Potatoes originated in the mountains of southern Peru some 10,000 years ago.  The Incas not only ate them for dinner but applied them as medicine, paid them for taxes, and used them as clocks, measuring time by how long their potatoes took to cook.  The Spanish, after decimating the Incas, introduced potatoes to Europe in the 1500s.  Potatoes were introduced to North America in 1621 when the governor of Bermuda sent a chestful to the governor of colonial Virginia.  In 1802 Thomas Jefferson boosted the popularity of the potato and invented the first French fry when he had the White House chef make potatoes "served in the French manner" at a dinner party.
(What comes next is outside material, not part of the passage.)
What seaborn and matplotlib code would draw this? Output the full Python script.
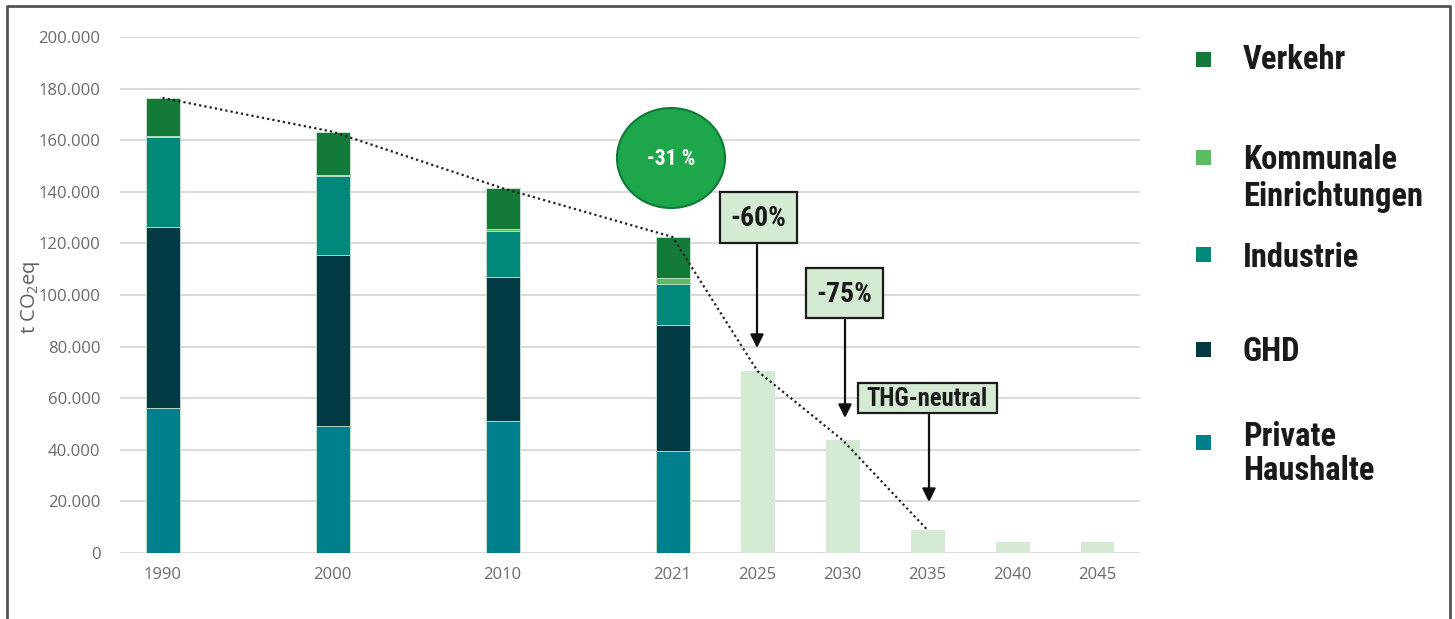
import matplotlib
matplotlib.use("Agg")
import matplotlib.pyplot as plt
from matplotlib import font_manager as fm
from matplotlib.patches import Rectangle, Ellipse, FancyArrowPatch
from matplotlib.lines import Line2D
import seaborn as sns
import pandas as pd

# ---------------- data ----------------
years = ["1990", "2000", "2010", "2021"]
private_haushalte = [56200, 49200, 51200, 39500]
ghd = [70200, 66300, 55800, 48900]
industrie = [34800, 30600, 17800, 15900]
kommunale = [600, 600, 600, 2300]
verkehr = [14600, 16600, 16000, 15900]

target_years = ["2025", "2030", "2035", "2040", "2045"]
target_values = [70500, 43800, 8900, 4300, 4300]

trend_years = ["1990", "2000", "2010", "2021", "2025", "2030", "2035"]

series_names = ["Verkehr", "Kommunale\nEinrichtungen", "Industrie", "GHD", "Private\nHaushalte"]
y_ticks = [0, 20000, 40000, 60000, 80000, 100000, 120000, 140000, 160000, 180000, 200000]

# ---------------- style ----------------
W, H = 1455, 619
sns.set_theme(style="white")
names = {f.name for f in fm.fontManager.ttflist}
narrow = None
for cand in ["Liberation Sans Narrow", "Roboto Condensed", "Open Sans Condensed"]:
    if cand in names:
        narrow = cand
        break
cond = narrow if narrow else "Roboto"
scale = 1.0 if narrow else 0.91
tickfont = "Open Sans" if "Open Sans" in names else "DejaVu Sans"
plt.rcParams["font.family"] = [tickfont, "DejaVu Sans"]

col_verkehr = "#137A3A"
col_kommunale = "#5DBB63"
col_industrie = "#00897B"
col_ghd = "#023A44"
col_private = "#00808C"
col_target = "#D5EAD3"
colors = [col_verkehr, col_kommunale, col_industrie, col_ghd, col_private]

fig = plt.figure(figsize=(W / 100, H / 100), dpi=100)
ax = fig.add_axes([120 / W, 1 - 553 / H, (1140 - 120) / W, (553 - 37) / H])

order = ["1990", " ", "2000", "  ", "2010", "   ", "2021"] + target_years

df = pd.DataFrame({
    "year": years,
    "private": private_haushalte,
    "ghd": ghd,
    "industrie": industrie,
    "kommunale": kommunale,
    "verkehr": verkehr,
})
df["c1"] = df["private"]
df["c2"] = df["c1"] + df["ghd"]
df["c3"] = df["c2"] + df["industrie"]
df["c4"] = df["c3"] + df["kommunale"]
df["c5"] = df["c4"] + df["verkehr"]

# stacked by layering cumulative totals (top-most first)
for col, c in zip(["c5", "c4", "c3", "c2", "c1"], colors):
    sns.barplot(data=df, x="year", y=col, order=order, color=c, width=0.4,
                saturation=1, errorbar=None, ax=ax, linewidth=0.6, edgecolor="#cfe9d6")

tdf = pd.DataFrame({"year": target_years, "value": target_values})
sns.barplot(data=tdf, x="year", y="value", order=order, color=col_target, width=0.4,
            saturation=1, errorbar=None, ax=ax, linewidth=0)

# dotted trend line through the totals
totals = dict(zip(years, df["c5"]))
totals.update(dict(zip(target_years, target_values)))
tx = [order.index(y) for y in trend_years]
ty = [totals[y] for y in trend_years]
ax.plot(tx, ty, color="#222222", linestyle=(0, (1, 1.4)), linewidth=1.6, zorder=5)

ax.set_xlim(-0.5, len(order) - 0.5)
ax.set_ylim(0, 200000)
ax.set_yticks(y_ticks)
ax.set_yticklabels([f"{v:,}".replace(",", ".") for v in y_ticks])
ax.set_xticks(range(len(order)))
ax.set_xticklabels([o if o.strip() else "" for o in order])
ax.tick_params(axis="both", length=0, labelsize=12, labelcolor="#6a6a6a")
ax.tick_params(axis="y", pad=14)
ax.tick_params(axis="x", pad=10)
ax.yaxis.grid(True, color="#dadada", linewidth=1.4)
ax.set_axisbelow(True)
for s in ax.spines.values():
    s.set_visible(False)
ax.set_xlabel("")
ax.set_ylabel("")
fig.text(31 / W, 1 - 297 / H, r"t CO$_\mathregular{2}$eq", rotation=90, ha="center",
         va="center", fontsize=14.5, color="#5e5e5e")


def P(x, y):
    return (x / W, 1 - y / H)


# -31 % circle
ell = Ellipse(P(671, 158), 108 / W, 100 / H, transform=fig.transFigure,
              facecolor="#1DA64A", edgecolor="#0E7A37", linewidth=1.5, zorder=10)
fig.add_artist(ell)
fig.text(*P(671, 159), "-31 %", ha="center", va="center", color="white",
         fontsize=15.5 * scale, fontweight="bold", family=[cond, "DejaVu Sans"], zorder=11)

# boxes with arrows
boxes = [
    ("-60%", 720, 192, 77, 51, 757, 348, 20.0 * scale),
    ("-75%", 806, 268, 77, 50, 845, 418, 20.0 * scale),
    ("THG-neutral", 858, 383, 139, 30, 929, 502, 18.5 * scale * 0.96),
]
for label, bx, by, bw, bh, axx, tipy, fs in boxes:
    r = Rectangle(P(bx, by + bh), bw / W, bh / H, transform=fig.transFigure,
                  facecolor=col_target, edgecolor="#1a1a1a", linewidth=1.6, zorder=10)
    fig.add_artist(r)
    fig.text(*P(bx + bw / 2, by + bh / 2 + 1), label, ha="center", va="center",
             fontsize=fs, fontweight="bold", color="#1a1a1a",
             family=[cond, "DejaVu Sans"], zorder=11)
    arr = FancyArrowPatch(P(axx, by + bh), P(axx, tipy), transform=fig.transFigure,
                          arrowstyle="-|>", mutation_scale=20, linewidth=1.6,
                          color="#111111", zorder=10, shrinkA=0, shrinkB=0)
    fig.add_artist(arr)

# legend
legend_y = [60, 158, 255, 350, 443]
text_y = [[60], [160, 197], [258], [352], [437, 471]]
for name, c, sy, tys in zip(series_names, colors, legend_y, text_y):
    sq = Rectangle(P(1196, sy + 7), 15 / W, 15 / H, transform=fig.transFigure,
                   facecolor=c, edgecolor="none", zorder=10)
    fig.add_artist(sq)
    for line, ty_ in zip(name.split("\n"), tys):
        fig.text(*P(1243, ty_), line, ha="left", va="center", fontsize=23.5 * scale,
                 fontweight="bold", color="#1a1a1a", family=[cond, "DejaVu Sans"])

# frame around the figure (left, top, right)
frame = Line2D([7 / W, 7 / W, 1450 / W, 1450 / W], [0, 1 - 6 / H, 1 - 6 / H, 0],
               transform=fig.transFigure, color="#555555", linewidth=2)
fig.add_artist(frame)

fig.savefig("out.png", dpi=100)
One reason potatoes caught on as they did is they are relatively easy to grow and more nutritionally complete than other staples.  People can live on potatoes alone for quite a long time, although not forever, as they lack vitamins D and E.  The pre-famine 19th century Irish poor lived primarily on potatoes but also had buttermilk, cabbage, turnips and oatmeal.  They did, however, eat a whopping lot of potatoes -- according to Wikipedia, as many as 60 a day.  When the potato crops failed in the 1840s, a million people died because of the British government's failure to provide relief or allow Irish tenant farmers to eat the meat, dairy and grain they exported.
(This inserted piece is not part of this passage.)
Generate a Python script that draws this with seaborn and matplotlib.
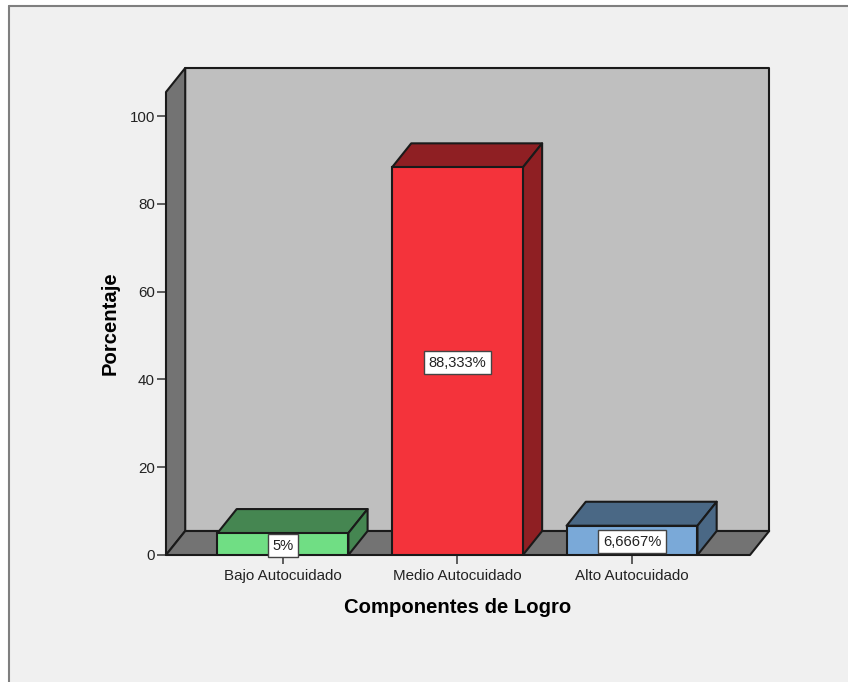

After the Irish Potato Famine, Americans who were previously quite enamored of the potato relegated it to animal feed for a few decades.  Although the United States Potato Board (yes, Virginia, there is a United States Potato Board) implies the cause was an aversion to potato blight, one can't help but wonder if it wasn't an aversion to the half million Irish peasants who immigrated to eastern U.S. cities.  That would be a great irony since it is believed the fungus that caused the potato blight came to Ireland on ships from eastern U.S. cities.

Potato seed balls
In another great irony, the nutritious potato is also poisonous.  The leaves and stem of the potato plant contain a glycoalkaloid poison called solanine, a nerve toxin that disrupts communication between cells.  A greenish tint to the potato skin indicates presence of solanine in the tuber as well.   Pollinated potato flowers will develop into fruits that look like green tomatoes and contain hundreds of potato seeds.  These seed balls also contain tons of solanine and should not be eaten by man nor beast.  Potato breeders use potato seeds from cross-bred plants to develop new varieties, but farmers and gardeners use seed potato tubers for growing potato crops.

Potatoes grow well in North Florida.  The town of Hastings, about an hour east of here between Palatka and St. Augustine, is the Potato Capital of Florida.  This may be a distinction, but not a very remunerative one, and the residents just manage to scrape by.  The joke is that a Hastings potato farmer wins the state lottery and is asked what he'll do with all that money.  He says, well I guess I'll just keep farming 'til the money runs out.  According to the 2010 census, there were 580 people in Hastings, up 37 bodies from 2000, equally distributed between white and black.   The populace is overwhelmingly Democratic and has a good sense of humor -- a local bumper sticker reads "Stuffing is for turkeys -- eat potatoes".

Our own potato garden is ready for Martin Luther King Day.   Earlier last month I turned the soil and dug in leaf mulch and my own special brand of compost.  When the seed potatoes come in I will cut them into pieces and let them cure for a day or two, then plant them in 4" trenches.  As the plants grow I will hoe them to hill them, and wait for them to bloom.  Then we'll dig up the sweetest little new potatoes you ever saw and eat them with April spinach and tomatoes.